In Eric Cross’ 1942 book The Tailor and Ansty, Irish tailor and storyteller Timothy Buckley recounts the wisdom held by the old Irish, before “the people got too bloodyful smart and educated, and let the government or anyone else do their thinking for them.” They had a way of reckoning time that advances from the lifespan of a rail, a type of small bird, to the age of the world:
A hound outlives three rails.
A horse outlives three hounds.
A jock outlives three horses.
A deer outlives three jocks.
An eagle outlives three deer.
A yew-tree outlives three eagles.
An old ridge in the ground outlives three yew-trees.
Three times the time that the sign of a ridge will be seen in the ground will be as long as from the beginning to the end of the world.
“The tailor is wildly off,” notes philosopher Robert P. Crease, “in his estimate of the age of the universe, which is unlikely to be (lifetime of the rail) × 38. Still, his point is well made that the old Irish unit system may possess certain superiorities to ours in that it was ‘reckoned on the things a man could see about him, so that, wherever he was, he had an almanac.'”
01/31/2025 UPDATE: Reader Edward White writes:
There is actually a similar calculation found in the Cosmati Pavement, in Westminster Abbey: The inscription reads
If the reader wisely considers all that is laid down, he will find here the end of the primum mobile; a hedge (lives for) three years, add dogs and horses and men, stags and ravens, eagles, enormous whales, the world: each one following triples the years of the one before.
In other words the calculation is:
A hedge lives 3 years
A dog lives for 3 hedges (i.e. 9 years)
A man lives for 3 dogs (i.e. 27 years)
A stag lives for 3 men (i.e. 81 years)
A raven lives for 3 stags (i.e. 243 years)
An eagle lives 3 ravens (i.e. 729 years)
A whale lives 3 eagles (i.e. 2187 years)
And the world lives 3 whales (6561 years)
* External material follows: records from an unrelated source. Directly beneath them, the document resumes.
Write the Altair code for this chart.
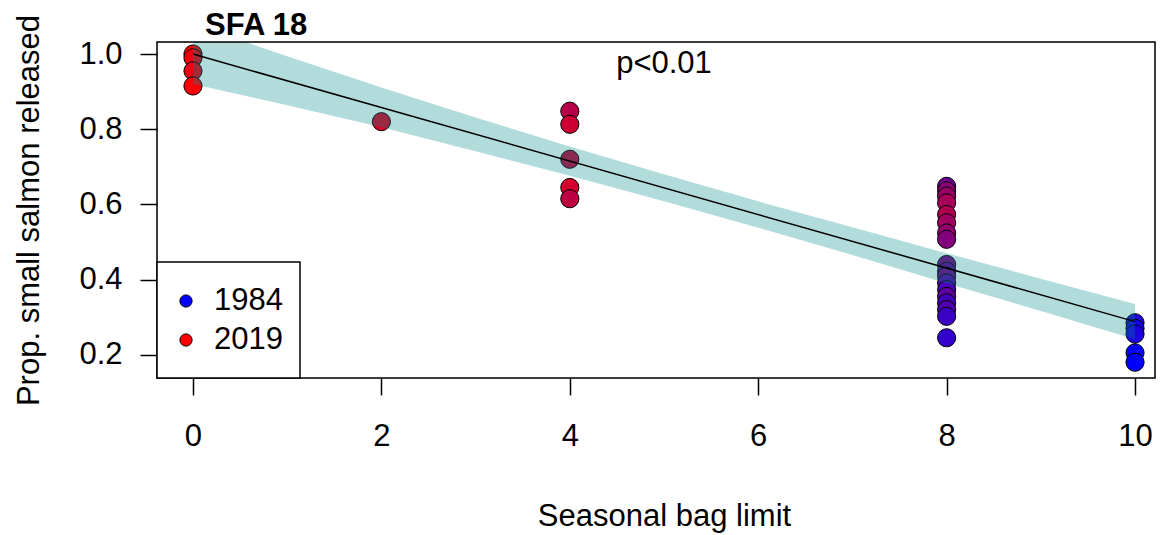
import altair as alt
import pandas as pd

# ---- data ----
bag_limit = [0, 0, 0, 0,
             2,
             4, 4, 4, 4, 4,
             8, 8, 8, 8, 8, 8, 8, 8,
             8, 8, 8, 8, 8, 8, 8, 8, 8,
             8,
             10, 10, 10, 10, 10]
prop_released = [1.0, 0.99, 0.955, 0.915,
                 0.82,
                 0.848, 0.813, 0.72, 0.645, 0.615,
                 0.648, 0.636, 0.622, 0.604, 0.573, 0.551, 0.524, 0.507,
                 0.44, 0.422, 0.409, 0.391, 0.373, 0.355, 0.338, 0.32, 0.302,
                 0.245,
                 0.285, 0.27, 0.255, 0.205, 0.18]
year = [2019, 2017, 2016, 2018,
        2014,
        2009, 2012, 2011, 2013, 2010,
        1999, 2003, 2005, 2007, 2008, 2006, 2004, 2002,
        2001, 1998, 2000, 1996, 1994, 1997, 1993, 1995, 1992,
        1991,
        1989, 1987, 1988, 1985, 1984]

fit_x = [0, 10]
fit_y = [1.0, 0.288]

band_x = [0, 1, 2, 3, 4, 5, 6, 7, 8, 9, 10]
band_lo = [0.92, 0.864, 0.805, 0.741, 0.676, 0.608, 0.538, 0.465, 0.390, 0.316, 0.241]
band_hi = [1.08, 0.994, 0.911, 0.831, 0.754, 0.680, 0.608, 0.539, 0.470, 0.402, 0.335]

x_ticks = [0, 2, 4, 6, 8, 10]
y_ticks = [0.2, 0.4, 0.6, 0.8, 1.0]
legend_years = [1984, 2019]
panel_title = "SFA 18"
p_label = "p<0.01"
p_label_x = [5.0]
p_label_y = [0.973]

FONT = "Liberation Sans"
FS = 31
W, H = 998, 336

pts = pd.DataFrame({"bag": bag_limit, "prop": prop_released, "year": year})
band = pd.DataFrame({"bag": band_x, "lo": band_lo, "hi": band_hi})
fit = pd.DataFrame({"bag": fit_x, "prop": fit_y})
ptxt = pd.DataFrame({"bag": p_label_x, "prop": p_label_y, "t": [p_label]})

xscale = alt.Scale(domain=[-0.382, 10.212], nice=False, zero=False)
yscale = alt.Scale(domain=[0.138, 1.032], nice=False, zero=False)
cscale = alt.Scale(domain=[1984, 2019], range=["#0000FF", "#FF0000"], interpolate="rgb")

xaxis = alt.Axis(values=x_ticks, format="d", grid=False, domain=False,
                 tickSize=17, tickWidth=1.5, tickColor="black",
                 labelFontSize=FS, labelFont=FONT, labelColor="black",
                 labelBaseline="middle", labelPadding=41, labelFlush=False,
                 title="Seasonal bag limit", titleFont=FONT, titleFontSize=FS,
                 titleFontWeight="normal", titleColor="black",
                 titleX=507, titleY=138, titleBaseline="middle", titleAlign="center")
yaxis = alt.Axis(values=y_ticks, format=".1f", grid=False, domain=False,
                 tickSize=17, tickWidth=1.5, tickColor="black",
                 labelFontSize=FS, labelFont=FONT, labelColor="black",
                 labelPadding=18, labelFlush=False,
                 title="Prop. small salmon released", titleFont=FONT, titleFontSize=FS,
                 titleFontWeight="normal", titleColor="black",
                 titleX=-128, titleY=168, titleAngle=270,
                 titleBaseline="middle", titleAlign="center")

points = alt.Chart(pts).mark_circle(size=330, stroke="black", strokeWidth=1, opacity=1).encode(
    x=alt.X("bag:Q", scale=xscale, axis=xaxis),
    y=alt.Y("prop:Q", scale=yscale, axis=yaxis),
    color=alt.Color("year:Q", scale=cscale, legend=None),
)

band_layer = alt.Chart(band).mark_area(color="darkcyan", opacity=0.3, clip=True).encode(
    x=alt.X("bag:Q", scale=xscale),
    y=alt.Y("lo:Q", scale=yscale),
    y2="hi:Q",
)

line = alt.Chart(fit).mark_line(color="black", strokeWidth=1.5).encode(
    x=alt.X("bag:Q", scale=xscale),
    y=alt.Y("prop:Q", scale=yscale),
)

p_text = alt.Chart(ptxt).mark_text(font=FONT, fontSize=FS, color="black",
                                   align="center", baseline="middle").encode(
    x=alt.X("bag:Q", scale=xscale),
    y=alt.Y("prop:Q", scale=yscale),
    text="t:N",
)

title_df = pd.DataFrame({"t": [panel_title]})
title_layer = alt.Chart(title_df).mark_text(font=FONT, fontSize=FS, fontWeight="bold",
                                            color="black", align="left",
                                            baseline="alphabetic").encode(
    x=alt.value(48), y=alt.value(-7), text="t:N")

frame = alt.Chart(title_df).mark_rect(filled=False, stroke="black", strokeWidth=1.5).encode(
    x=alt.value(0), x2=alt.value(W), y=alt.value(0), y2=alt.value(H))

legend_box = alt.Chart(title_df).mark_rect(fill="white", stroke="black", strokeWidth=1.5).encode(
    x=alt.value(0), x2=alt.value(143), y=alt.value(220), y2=alt.value(H))

legend_layers = []
for i, yr in enumerate(legend_years):
    ldf = pd.DataFrame({"year": [yr], "lab": [str(yr)]})
    yy = 259 + i * 39
    legend_layers.append(
        alt.Chart(ldf).mark_circle(size=150, stroke="black", strokeWidth=1, opacity=1).encode(
            x=alt.value(29), y=alt.value(yy),
            color=alt.Color("year:Q", scale=cscale, legend=None)))
    legend_layers.append(
        alt.Chart(ldf).mark_text(font=FONT, fontSize=FS, color="black",
                                 align="left", baseline="middle").encode(
            x=alt.value(57), y=alt.value(yy), text="lab:N"))

chart = alt.layer(points, band_layer, line, p_text, title_layer, frame, legend_box,
                  *legend_layers).properties(
    width=W, height=H,
    autosize=alt.AutoSizeParams(type="none"),
    padding={"left": 157, "top": 42, "right": 13, "bottom": 157},
).configure_view(stroke=None).configure(background="white")

chart.save("out.html", embed_options={"renderer": "svg", "actions": False})
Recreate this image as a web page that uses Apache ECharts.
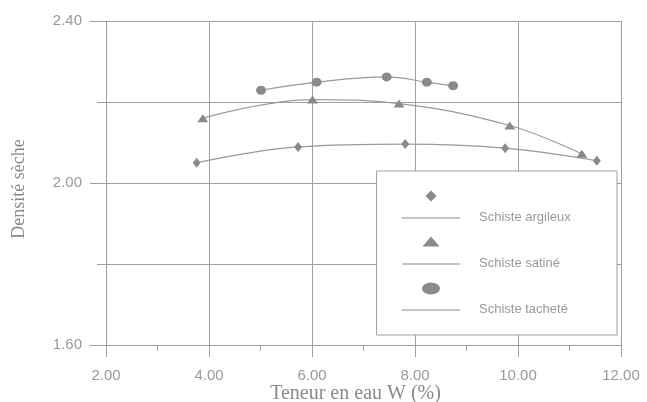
<!DOCTYPE html>
<html>
<head>
<meta charset="utf-8">
<script src="https://cdn.jsdelivr.net/npm/echarts@6/dist/echarts.min.js"></script>
<style>html,body{margin:0;padding:0;background:#fff}#c{width:647px;height:402px}</style>
</head>
<body>
<div id="c"></div>
<script>
// Data
const seriesNames = ['Schiste argileux', 'Schiste satiné', 'Schiste tacheté'];
const argileuxW = [3.76, 5.73, 7.81, 9.75, 11.53];
const argileuxD = [2.050, 2.089, 2.096, 2.086, 2.055];
const satineW = [3.88, 6.01, 7.69, 9.84, 11.24];
const satineD = [2.160, 2.206, 2.196, 2.142, 2.072];
const tacheteW = [5.01, 6.09, 7.45, 8.23, 8.74];
const tacheteD = [2.229, 2.249, 2.262, 2.249, 2.240];
const xTicks = [2, 4, 6, 8, 10, 12];
const yTicks = [1.6, 2.0, 2.4];

const pair = (xs, ys) => xs.map((x, i) => [x, ys[i]]);
const symColor = '#8a8a8a';
const lineColor = '#9a9a9a';
const axisGray = '#a0a0a0';
const lineBar = 'M0,27L58,27L58,28L0,28Z';

const chart = echarts.init(document.getElementById('c'));
chart.setOption({
  animation: false,
  backgroundColor: '#fff',
  grid: { left: 106, right: 26, top: 21, bottom: 57, outerBoundsMode: 'none', containLabel: false },
  xAxis: {
    type: 'value', min: xTicks[0], max: xTicks[xTicks.length - 1], interval: 2,
    name: 'Teneur en eau W (%)', nameLocation: 'middle', nameGap: 39, nameMoveOverlap: false,
    nameTextStyle: { fontFamily: 'Liberation Serif', fontSize: 20, color: '#8a8a8a', padding: [0, 16, 0, 0] },
    axisLine: { show: true, lineStyle: { color: axisGray } },
    axisTick: { show: true, length: 12, lineStyle: { color: axisGray } },
    minorTick: { show: true, splitNumber: 2, length: 6, lineStyle: { color: axisGray } },
    splitLine: { show: true, lineStyle: { color: axisGray } },
    axisLabel: { margin: 23, fontFamily: 'Liberation Sans', fontSize: 15, color: '#999',
      formatter: v => v.toFixed(2) }
  },
  yAxis: {
    type: 'value', min: yTicks[0], max: yTicks[yTicks.length - 1], interval: 0.4,
    name: 'Densité sèche', nameLocation: 'middle', nameGap: 78, nameMoveOverlap: false,
    nameTextStyle: { fontFamily: 'Liberation Serif', fontSize: 18, color: '#8a8a8a', padding: [0, 12, 0, 0] },
    axisLine: { show: true, lineStyle: { color: axisGray } },
    axisTick: { show: true, length: 16, lineStyle: { color: axisGray } },
    minorTick: { show: true, splitNumber: 2, length: 9, lineStyle: { color: axisGray } },
    splitLine: { show: true, lineStyle: { color: axisGray } },
    minorSplitLine: { show: true, lineStyle: { color: axisGray } },
    axisLabel: { margin: 24, fontFamily: 'Liberation Sans', fontSize: 15, color: '#999',
      formatter: v => v.toFixed(2) }
  },
  legend: {
    orient: 'vertical', left: 402, top: 190.4, padding: 0, itemGap: 12,
    itemWidth: 58, itemHeight: 28,
    itemStyle: { borderWidth: 0 },
    formatter: n => '{e|}\n{t|' + n + '}',
    textStyle: {
      fontFamily: 'Liberation Sans', fontSize: 13, color: '#999',
      rich: {
        e: { lineHeight: 27, fontSize: 13 },
        t: { lineHeight: 14, fontSize: 13, color: '#999', fontFamily: 'Liberation Sans', padding: [0, 0, 0, 14] }
      }
    },
    data: [
      { name: seriesNames[0], icon: 'path://M29,0L34.5,5.5L29,11L23.5,5.5Z' + lineBar },
      { name: seriesNames[1], icon: 'path://M29,0L37.5,10L20.5,10Z' + lineBar },
      { name: seriesNames[2], icon: 'path://M20,6A9,6,0,1,1,38,6A9,6,0,1,1,20,6Z' + lineBar }
    ]
  },
  graphic: [{
    type: 'rect', z: 3, left: 376, top: 170.5,
    shape: { width: 240.5, height: 164 },
    style: { fill: '#fff', stroke: axisGray, lineWidth: 1 }
  }],
  series: [
    { name: seriesNames[0], type: 'line', smooth: 0.4, data: pair(argileuxW, argileuxD),
      symbol: 'diamond', symbolSize: [8, 10], z: 5,
      itemStyle: { color: symColor, borderWidth: 0 }, lineStyle: { color: lineColor, width: 1.2 } },
    { name: seriesNames[1], type: 'line', smooth: 0.4, data: pair(satineW, satineD),
      symbol: 'triangle', symbolSize: [11, 8], z: 5,
      itemStyle: { color: symColor, borderWidth: 0 }, lineStyle: { color: lineColor, width: 1.2 } },
    { name: seriesNames[2], type: 'line', smooth: 0.4, data: pair(tacheteW, tacheteD),
      symbol: 'circle', symbolSize: [10, 9], z: 5,
      itemStyle: { color: symColor, borderWidth: 0 }, lineStyle: { color: lineColor, width: 1.2 } }
  ]
});
</script>
</body>
</html>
This is the same as the Irish peasant’s calculation, in that it involves 8 rounds of tripling, but it has different terms. Schott’s Quintessential Miscellany (Bloomsbury, 2011) has a similar list of calculations on page 104. They are quoted below in full:
Flemish folklore gave this estimate of animal life-spans, premised upon the belief that a town (or enclosure) lasted just three years:
A TOWN lives three YEARS,
A DOG lives three TOWNS,
A HORSE lives three DOGS
A MAN lives three HORSES,
An ASS lives three MEN,
A WILD GOOSE lives three ASSES,
A CROW lives three WILD GEESE,
A STAG lives three CROWS
A RAVEN lives three STAGS
& the PHOENIX lives three RAVENS
A German equivalent has it:
A FENCE lasts three YEARS;
A DOG lasts three FENCES;
A HORSE lasts three DOGS;
And a MAN three HORSES.
Hesiod (fl.c 8th BC) wrote:
The NOISY CROW lives nine generations of MEN who die in the bloom of years; the STAG attains the age of four CROWS; the RAVEN, in its turn, equals three STAGS in length of days; while the PHOENIX lives nine RAVENS. We nymphs, fair-of-tresses, daughters of Jove the aegis-bearer, attain to the age of ten PHOENIXES.
And, Italian folklore maintained:
A DOG lasts 9 years;
A HORSE lasts 3 DOGS: 27 years;
A MAN lasts 3 HORSES: 81 years;
A CROW lasts 3 MEN: 243 years;
A DEER lasts 3 CROWS: 729 years;
An OAK lasts 3 DEER: 2,187 years.
The principle was evidently very widespread across Europe.
[Here’s another translation of the Hesiod, this from Plutarch:
A screaming crow lives for nine generations
of men who have reached puberty; a deer is four crows;
the raven grows old at three deer; then the phoenix at nine ravens; and we at ten phoenixes,
we beautiful-haired nymphs, daughters of aegis-holding Zeus.]